I've done a fair amount of "pop" history and academicky reading this month so far, all of which I've really enjoyed. Actually, to be fair, most of them were books I picked up for my dissertation (which is going JUST FINE, so stop asking) but ended up being not extremely relevant.

India Since Independence is a concise textbook-like work on Indian history and economic performance since independence. I was actually looking forward to it, because it helps me put into context a lot of the Nehruvian policy that I've been writing about for the chapter I'm currently working on. So it does what any decent textbook ought to do - which is basically hand things to you on a plate. I'm including it in the list on this page anyway, firstly because even though it's a thoroughly academic book and everything, I think it's an accessible book which most people ought to (and do) read anyway. I'm also listing it here because, like almost every other book I'll be writing about in this post, I've been too lazy to actually read any fiction and too broke to buy anything new. 
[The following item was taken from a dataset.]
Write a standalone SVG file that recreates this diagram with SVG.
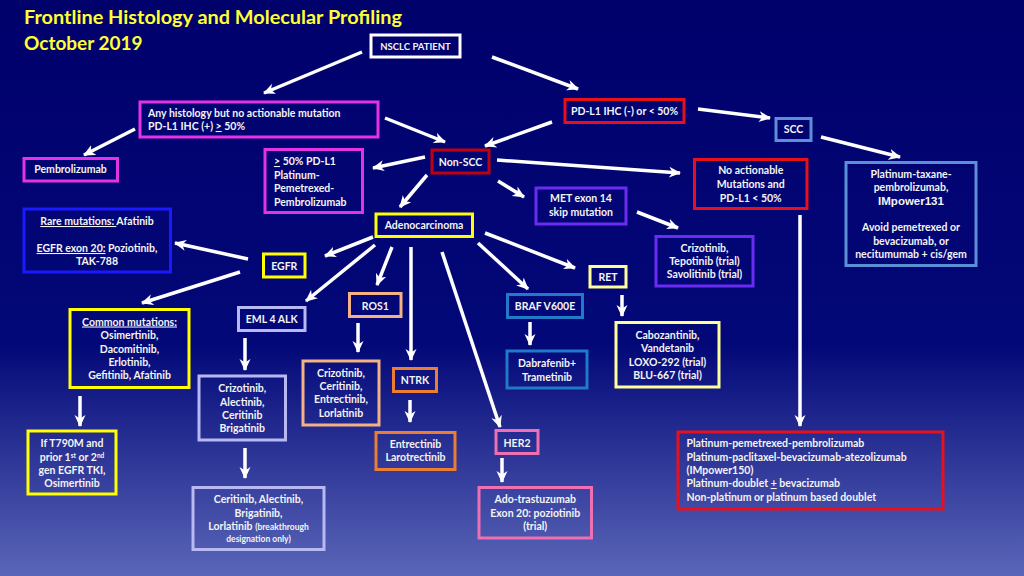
<svg xmlns="http://www.w3.org/2000/svg" width="1024" height="576" viewBox="0 0 1024 576">
<defs>
<linearGradient id="bg" x1="0" y1="0" x2="0" y2="1">
<stop offset="0" stop-color="#00006b"/>
<stop offset="0.6" stop-color="#030878"/>
<stop offset="1" stop-color="#5a66b8"/>
</linearGradient>
<marker id="ah" markerUnits="userSpaceOnUse" viewBox="0 0 12 12" refX="11" refY="6" markerWidth="12" markerHeight="12" orient="auto">
<path d="M0,0.5 L12,6 L0,11.5 L3.5,6 Z" fill="#ffffff"/>
</marker>
<style>
.b{fill:none;stroke-width:3}
.t{font-family:Lato,"Open Sans","Liberation Sans",sans-serif;font-weight:bold;font-size:10.5px;fill:#f4f4f4}
.c{text-anchor:middle}
.u{text-decoration:underline}
.ttl{font-family:Lato,"Open Sans","Liberation Sans",sans-serif;font-weight:bold;font-size:19px;fill:#ffff33}
.cn line{stroke:#ffffff;stroke-width:3.5;marker-end:url(#ah)}
.mag{stroke:#e632e6}.red{stroke:#e8101c}.dred{stroke:#c00012}.lb{stroke:#5b8fd6}.pur{stroke:#6a2cf0}
.blu{stroke:#1a1aff}.yel{stroke:#ffff00}.lyel{stroke:#ffff99}.sal{stroke:#f4b183}.braf{stroke:#2079c9}
.lav{stroke:#b8b8f2}.ora{stroke:#ed7d31}.pink{stroke:#ee6fb2}.wh{stroke:#ffffff}
</style>
</defs>
<rect x="0" y="0" width="1024" height="576" fill="url(#bg)"/>
<text class="ttl" x="24" y="24" textLength="378" lengthAdjust="spacingAndGlyphs">Frontline Histology and Molecular Profiling</text>
<text class="ttl" x="24" y="50">October 2019</text>

<g class="cn" id="connectors">
<line x1="362" y1="52" x2="264" y2="93"/>
<line x1="492" y1="57" x2="578" y2="89"/>
<line x1="135" y1="129" x2="84" y2="155"/>
<line x1="385" y1="118" x2="445" y2="142"/>
<line x1="552" y1="122" x2="485" y2="146"/>
<line x1="698" y1="109" x2="770" y2="118"/>
<line x1="821" y1="137" x2="900" y2="157"/>
<line x1="425" y1="157" x2="373" y2="168"/>
<line x1="497" y1="160" x2="680" y2="173"/>
<line x1="498" y1="181" x2="524" y2="197"/>
<line x1="427" y1="175" x2="400" y2="207"/>
<line x1="637" y1="212" x2="678" y2="228"/>
<line x1="800" y1="215" x2="800" y2="426"/>
<line x1="248" y1="259" x2="175" y2="243"/>
<line x1="240" y1="272" x2="142" y2="303"/>
<line x1="373" y1="237" x2="325" y2="256"/>
<line x1="375" y1="245" x2="306" y2="301"/>
<line x1="392" y1="247" x2="377" y2="285"/>
<line x1="411" y1="247" x2="411" y2="360"/>
<line x1="442" y1="252" x2="500" y2="427"/>
<line x1="478" y1="243" x2="528" y2="289"/>
<line x1="485" y1="233" x2="575" y2="268"/>
<line x1="622" y1="295" x2="622" y2="316"/>
<line x1="358" y1="323" x2="358" y2="352"/>
<line x1="245" y1="338" x2="245" y2="370"/>
<line x1="410" y1="400" x2="410" y2="422"/>
<line x1="530" y1="322" x2="530" y2="345"/>
<line x1="502" y1="458" x2="502" y2="482"/>
<line x1="80" y1="396" x2="80" y2="426"/>
<line x1="245" y1="448" x2="245" y2="478"/>
</g>

<g id="nsclc"><rect class="b wh" x="371" y="35" width="89" height="22"/><text class="t c" x="415.5" y="49.5" style="font-size:9.5px">NSCLC PATIENT</text></g>
<g id="anyhist"><rect class="b mag" x="140" y="102" width="238" height="35"/><text class="t" x="148" y="117">Any histology but no actionable mutation</text><text class="t" x="148" y="130">PD-L1 IHC (+) <tspan class="u">&gt;</tspan> 50%</text></g>
<g id="pdl1neg"><rect class="b red" x="565" y="99.5" width="119" height="23"/><text class="t c" x="624.5" y="114.5">PD-L1 IHC (-) or &lt; 50%</text></g>
<g id="scc"><rect class="b lb" x="776" y="118.5" width="35" height="22"/><text class="t c" x="793.5" y="133">SCC</text></g>
<g id="pembro"><rect class="b mag" x="24" y="158.5" width="93.5" height="22.5"/><text class="t c" x="70.5" y="173">Pembrolizumab</text></g>
<g id="pdl1high"><rect class="b mag" x="265" y="149.5" width="97.5" height="63"/><text class="t" x="274" y="165"><tspan class="u">&gt;</tspan> 50% PD-L1</text><text class="t" x="274" y="178.5">Platinum-</text><text class="t" x="274" y="192">Pemetrexed-</text><text class="t" x="274" y="205.5">Pembrolizumab</text></g>
<g id="nonscc"><rect class="b dred" x="432" y="150" width="57" height="23"/><text class="t c" x="460.5" y="165.5">Non-SCC</text></g>
<g id="noaction"><rect class="b red" x="694.5" y="159.5" width="112.5" height="49"/><text class="t c" x="750.75" y="174">No actionable</text><text class="t c" x="750.75" y="188">Mutations and</text><text class="t c" x="750.75" y="201.5">PD-L1 &lt; 50%</text></g>
<g id="plattaxane"><rect class="b lb" x="846" y="162.5" width="130" height="103"/><text class="t c" x="911" y="178">Platinum-taxane-</text><text class="t c" x="911" y="191">pembrolizumab,</text><text class="t c" x="911" y="204.5" style="font-family:'Liberation Sans',Arial,sans-serif;font-size:11.5px">IMpower131</text><text class="t c" x="911" y="231">Avoid pemetrexed or</text><text class="t c" x="911" y="245">bevacizumab, or</text><text class="t c" x="911" y="258">necitumumab + cis/gem</text></g>
<g id="met"><rect class="b pur" x="536" y="188" width="90" height="36"/><text class="t c" x="581" y="202">MET exon 14</text><text class="t c" x="581" y="215.5">skip mutation</text></g>
<g id="metrx"><rect class="b pur" x="656" y="236.5" width="97" height="49.5"/><text class="t c" x="704.5" y="252">Crizotinib,</text><text class="t c" x="704.5" y="265">Tepotinib (trial)</text><text class="t c" x="704.5" y="278">Savolitinib (trial)</text></g>
<g id="rare"><rect class="b blu" x="24" y="209" width="146.5" height="63"/><text class="t c" x="97" y="225"><tspan class="u">Rare mutations: </tspan> Afatinib</text><text class="t c" x="97" y="252"><tspan class="u">EGFR exon 20:</tspan> Poziotinib,</text><text class="t c" x="97" y="264.5">TAK-788</text></g>
<g id="adeno"><rect class="b yel" x="376" y="214" width="96.5" height="22.5"/><text class="t c" x="424" y="229">Adenocarcinoma</text></g>
<g id="egfr"><rect class="b yel" x="263.5" y="254" width="41.5" height="23"/><text class="t c" x="284.25" y="270">EGFR</text></g>
<g id="ret"><rect class="b lyel" x="590" y="266.5" width="36" height="20.5"/><text class="t c" x="608" y="280.5">RET</text></g>
<g id="ros1"><rect class="b sal" x="349.5" y="293.5" width="51.5" height="23"/><text class="t c" x="375.25" y="309.5">ROS1</text></g>
<g id="braf"><rect class="b braf" x="507.5" y="294.5" width="75" height="23"/><text class="t c" x="545" y="310">BRAF V600E</text></g>
<g id="eml4"><rect class="b lav" x="238.5" y="307.5" width="66.5" height="23"/><text class="t c" x="271.75" y="323">EML 4 ALK</text></g>
<g id="common"><rect class="b yel" x="70" y="309.5" width="119" height="78"/><text class="t c" x="129.5" y="325.5"><tspan class="u">Common mutations:</tspan></text><text class="t c" x="129.5" y="339">Osimertinib,</text><text class="t c" x="129.5" y="352.5">Dacomitinib,</text><text class="t c" x="129.5" y="365.5">Erlotinib,</text><text class="t c" x="129.5" y="379">Gefitinib, Afatinib</text></g>
<g id="retrx"><rect class="b lyel" x="616" y="322.5" width="103" height="64.5"/><text class="t c" x="667.5" y="339">Cabozantinib,</text><text class="t c" x="667.5" y="352">Vandetanib</text><text class="t c" x="667.5" y="365.5">LOXO-292 (trial)</text><text class="t c" x="667.5" y="379">BLU-667 (trial)</text></g>
<g id="brafrx"><rect class="b braf" x="507" y="351" width="80" height="37"/><text class="t c" x="547" y="367">Dabrafenib+</text><text class="t c" x="547" y="380.5">Trametinib</text></g>
<g id="ros1rx"><rect class="b sal" x="303" y="361" width="76" height="64"/><text class="t c" x="341" y="376.5">Crizotinib,</text><text class="t c" x="341" y="390">Ceritinib,</text><text class="t c" x="341" y="403">Entrectinib,</text><text class="t c" x="341" y="416.5">Lorlatinib</text></g>
<g id="ntrk"><rect class="b ora" x="393.5" y="368.5" width="43" height="23"/><text class="t c" x="415" y="384">NTRK</text></g>
<g id="alkrx"><rect class="b lav" x="199" y="376" width="86.5" height="64"/><text class="t c" x="242.25" y="392">Crizotinib,</text><text class="t c" x="242.25" y="405.5">Alectinib,</text><text class="t c" x="242.25" y="419">Ceritinib</text><text class="t c" x="242.25" y="432">Brigatinib</text></g>
<g id="t790m"><rect class="b yel" x="28" y="431" width="88" height="63"/><text class="t c" x="72" y="447">If T790M and</text><text class="t c" x="72" y="460.5">prior 1<tspan baseline-shift="super" style="font-size:6.5px">st</tspan> or 2<tspan baseline-shift="super" style="font-size:6.5px">nd</tspan></text><text class="t c" x="72" y="474">gen EGFR TKI,</text><text class="t c" x="72" y="487">Osimertinib</text></g>
<g id="ntrkrx"><rect class="b ora" x="376" y="432.5" width="79" height="37"/><text class="t c" x="415.5" y="448">Entrectinib</text><text class="t c" x="415.5" y="461">Larotrectinib</text></g>
<g id="her2"><rect class="b pink" x="496" y="430.5" width="42" height="23"/><text class="t c" x="517" y="446.5">HER2</text></g>
<g id="platpem"><rect class="b red" x="678" y="432" width="265" height="77"/><text class="t" x="686.5" y="447">Platinum-pemetrexed-pembrolizumab</text><text class="t" x="686.5" y="460.5">Platinum-paclitaxel-bevacizumab-atezolizumab</text><text class="t" x="686.5" y="474">(IMpower150)</text><text class="t" x="686.5" y="487">Platinum-doublet <tspan class="u">+</tspan> bevacizumab</text><text class="t" x="686.5" y="500.5">Non-platinum or platinum based doublet</text></g>
<g id="alkrx2"><rect class="b lav" x="193" y="487.5" width="131" height="62"/><text class="t c" x="258.5" y="503">Ceritinib, Alectinib,</text><text class="t c" x="258.5" y="516.5">Brigatinib,</text><text class="t c" x="258.5" y="530">Lorlatinib <tspan style="font-size:8.5px">(breakthrough</tspan></text><text class="t c" x="258.5" y="541.5" style="font-size:8.5px">designation only)</text></g>
<g id="her2rx"><rect class="b pink" x="479" y="487.5" width="112.5" height="50.5"/><text class="t c" x="535.25" y="503">Ado-trastuzumab</text><text class="t c" x="535.25" y="516.5">Exon 20: poziotinib</text><text class="t c" x="535.25" y="530">(trial)</text></g>
</svg>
Savaging the Civilized is a biography of Verrier Elwin's written by Ramachandra Guha. I read it at the Teen Murti Library while getting some books photocopied. I actually picked it up thinking that it would have something solid to say about the Nehru-Elwin debate on tribal policy in India, but there wasn't much substantial in it on this particular subject. I read it anyway because it was a fascinatingly written account of Elwin's life - I hadn't been a fan of much of Elwin's work before this, mostly because the way he writes is quite annoying. But this book changed a lot of this, and now I find myself treating a lot of what Elwin had to say with a lot more sympathy and patience. 

I also really like Ramachandra Guha. I know that for lots of people India After Gandhi is totally a pop history sort of work, but I love the way he writes and puts things together. I've only read a part of India After Gandhi (it's huge, okay!), but I was discussing this with someone last night and he made a totally valid point. Guha deals with pretty much the same period and subject matter as Bipan Chandra and others in 'Indian Struggle for Independence', but treats it so very differently. While Chandra and others make some terrific arguments, Guha just provides a brilliant narrative of the time. I also found this in Fissured Land. (Not the first part so much, because that was quite dense and not narrative at all, but the third part was very, very nicely done.)

On 'Making a Difference' which I read because it looked very exciting, and not because it's even slightly relevant for my dissertation, I will make a separate post. Later.